Jennifer (Matilda Anna Ingrid Lutz) has been invited to the chic desert pad of her boyfriend Richard (Kevin Janssens) for a couple of days so they can relax away from it all, which they do on their first day and night there, conveniently ignoring the fact Richard's wife has called him on the phone and believes he is on a working trip. However, the next day there are two unexpected visitors, Stan (Vincent Colombe) and Dimitri (Guillaume Bouchède) who show up for a hunting trip with their pal Richard, something he wasn't prepared for, hoping for time alone with Jennifer. But now they're here, they may as well join them, and it all goes well, with beautiful Jennifer the life of the party...
But with a title like Revenge, you can bet there's trouble just around the corner, and so it is when director Coralie Fargeat, making her feature debut after some short work, decided to put a new spin on a genre that had made its biggest impact in the nineteen-seventies with movies like Jackson County Jail and I Spit on Your Grave, and thereafter had been the black sheep of the thriller and horror crossovers, with anyone admitting to getting a kick out of rape revenge exploitation flicks looked on with suspicion. Basically, do you enjoy the rape part or the revenge part is the question that would go through the mind of anyone hearing that, or was it a bit of both you liked?
Fargeat made this quandary more excusable by dint of being a woman herself, therefore rendering it all right to appreciate the stylings since they were brought to the screen by a female interpretation, and Revenge quickly became a cult movie, albeit a love it or hate it affair. She was unafraid to go way over the top, which had the effect of a lurid result, yet also a message that could not be taken in any ambiguous fashion: rape was definitely not OK. Even if a woman has been flirting with you, as Jennifer has the previous evening before her assault, that's no excuse to attack her, and it's perfectly acceptable for her to turn you down and not take it so personally you want to punish her.
In fact, although this posed as a fresh approach to some unlovely clichés, Fargeat was not too proud to ignore them, and you would find scenes here which would echo even a serious, respected rape drama like The Accused.

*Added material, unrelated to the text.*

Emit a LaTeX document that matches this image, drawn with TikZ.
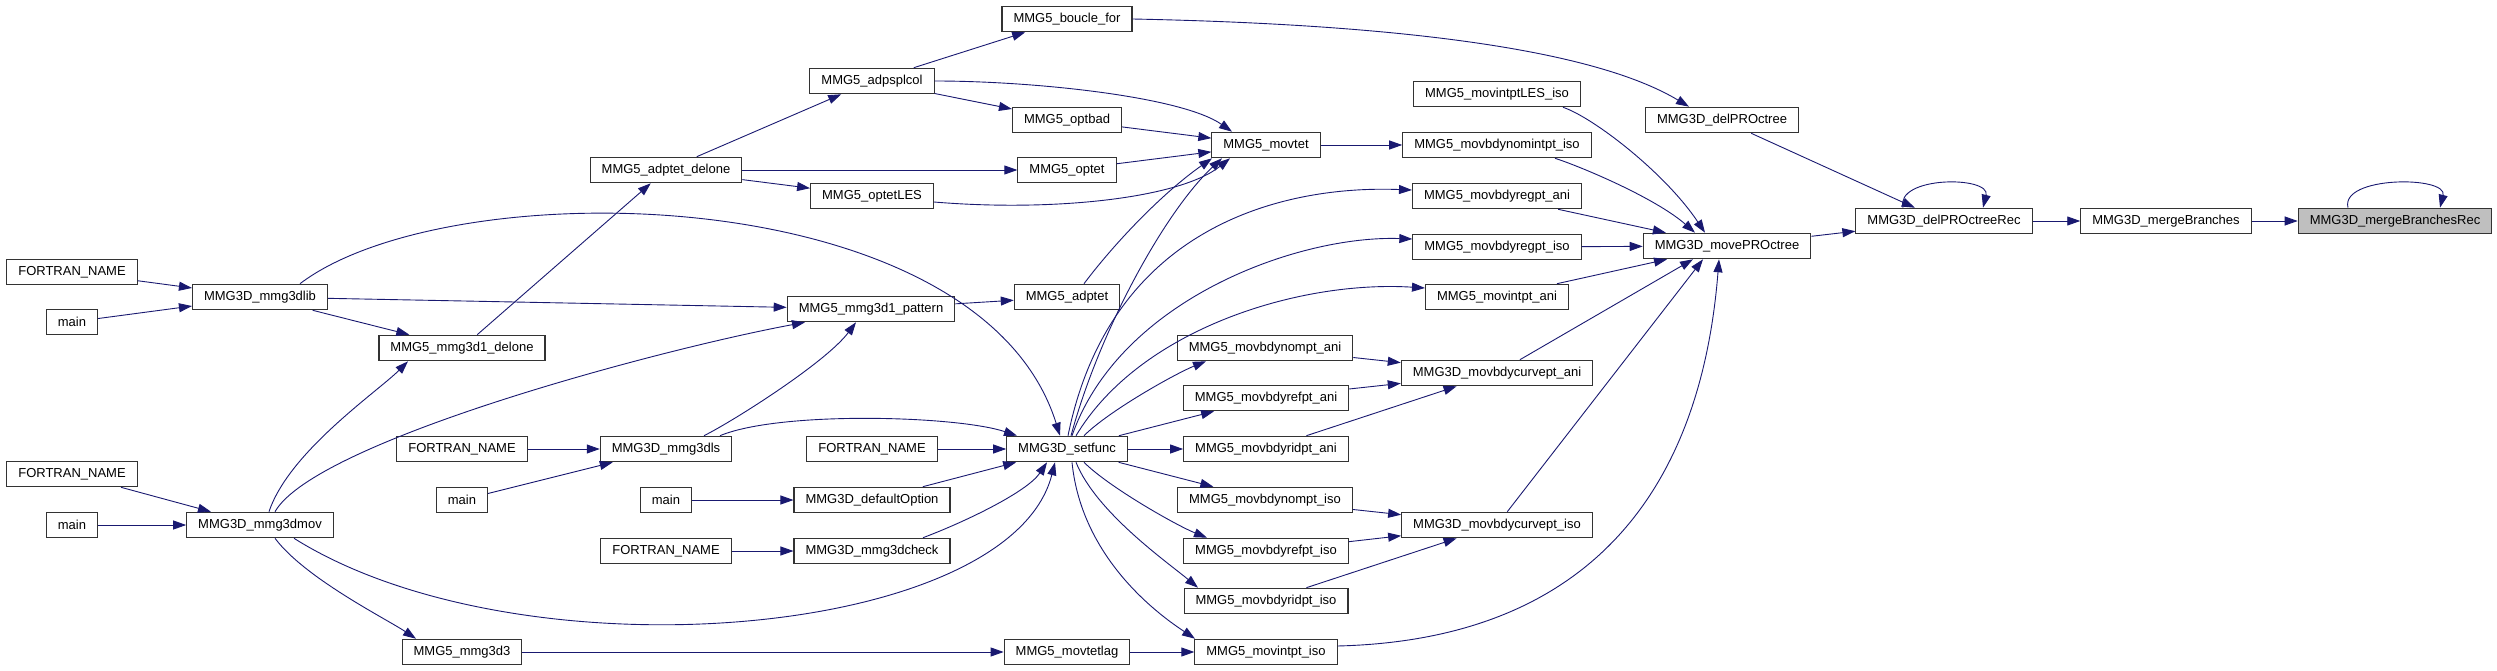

Lutz was interesting in that she had the looks of the sort of character in a movie who would be strictly used for decoration by a production which couldn't see past that outward appearance, yet she was called on to do a lot of heavy lifting both in emotion and action, and not only that but proved herself more than capable of both. When the traumatised Jen is pushed off a cliff by the callous Richard, who doesn't want any more trouble from her now she's been used and abused, it's a trigger for a rebirth in her spirit for she doesn't die, she survives and goes on surviving no matter what.
There were also influences of another seventies genre, the acid Western, as once out in the desert (actually Africa, not the USA) Jen has to take the peyote she has on her as an anaesthetic so she can tend to her injuries. This acts as a shamanic experience guided by her own stubborn refusal to give her enemies the satisfaction of dying off so they can get away with their crime, at the same time an opportunity for the film to inflect a horror technique onto the already rich tone. By the time the phoenix imagery was blatant enough that even the most obtuse viewer would catch what the writer-director was aiming for, it was time for our heroine to set about righting the wrongs that had been done to her, and in its primal manner watching the underdog manage against the odds to prevail was undeniably satisfying. Unbothered about taking things to absurd heights, Revenge remained tied to its disreputable origins throughout, but with its ironically dreamy cinematography served up more food for thought than many of its predecessors. Electro-music by Robin Coudert.